Das i-Tüpfelchen kommt zum Schluss. Während wir auf einer Bank im angrenzenden Kurpark unser mitgebrachtes Picknick verzehren, kreisen circa 15 Greifvögel über der Helleschlucht. Mäusebussarde, den Silhouetten nach zu urteilen. Wir sind zunächst völlig überrascht. Sonst sind diese Tiere doch nur allein oder zu zweit unterwegs. Eine kurze Internetrecherche ergibt, dass Bussarde durchaus Zugverhalten zeigen und sich zu diesem Zweck zu Schwärmen zusammenfinden. Sind sie von Skandinavien auf dem Weg nach Südwesten?
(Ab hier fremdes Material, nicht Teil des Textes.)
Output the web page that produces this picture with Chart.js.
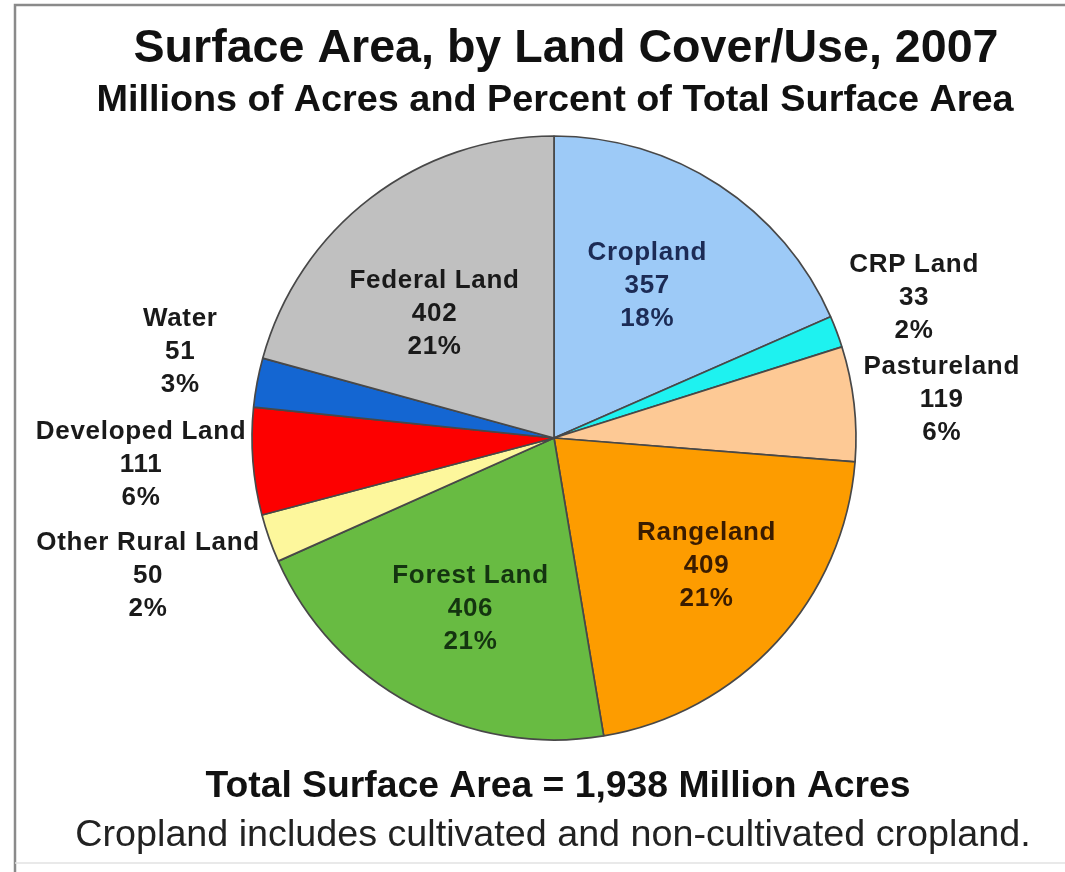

Oder verlassen sie ihr Brutgebiet im Hochsauerland, um in wärmere Regionen zu fliegen? Noch ist es an diesem ersten Novembertag mild, doch für kommende Woche ist ein Temperatursturz vorhergesagt.
Wir starten an einer Wandertafel am Westrand des Winterberger Kurparks (GPS 51.195684, 8.533115). Parkplätze am Einkaufspark Neue Mitte (So/Fei gratis, sonst Parkautomat) und vor der Touristeninformation (Am Kurpark 4, kostenfrei; wenige Minuten zu Fuß bis zum Ausgangspunkt). Auch der Bahnhof liegt ganz in der Nähe. Der Schluchten- und Brückenpfad ist perfekt ausgeschildert, also kann die Navigationsfunktion ausgeschaltet bleiben. Abwärts ist die Route mit einem gelben Punkt markiert, beim Wiederaufstieg orientiert man sich an zwei gelben Punkten. Bei Komoot findest du einen Routenplan. Weitere Infos siehe auch hier. Der Plan auf der oben erwähnten Wandertafel zeigt nicht den aktuellen Stand, da ein Wegabschnitt aus Sicherheitsgründen schon länger gesperrt ist.
Unser Einkehrtipp nach der Tour: Eine unkomplizierte Adresse mitten im Zentrum von Winterberg ist das Café Extrablatt. Wenn ihr regionale Produkte mitnehmen möchtet, ist der ebenfalls zentral gelegene Hofladen Sauerland (Hagenstraße 4) die perfekte Anlaufstation.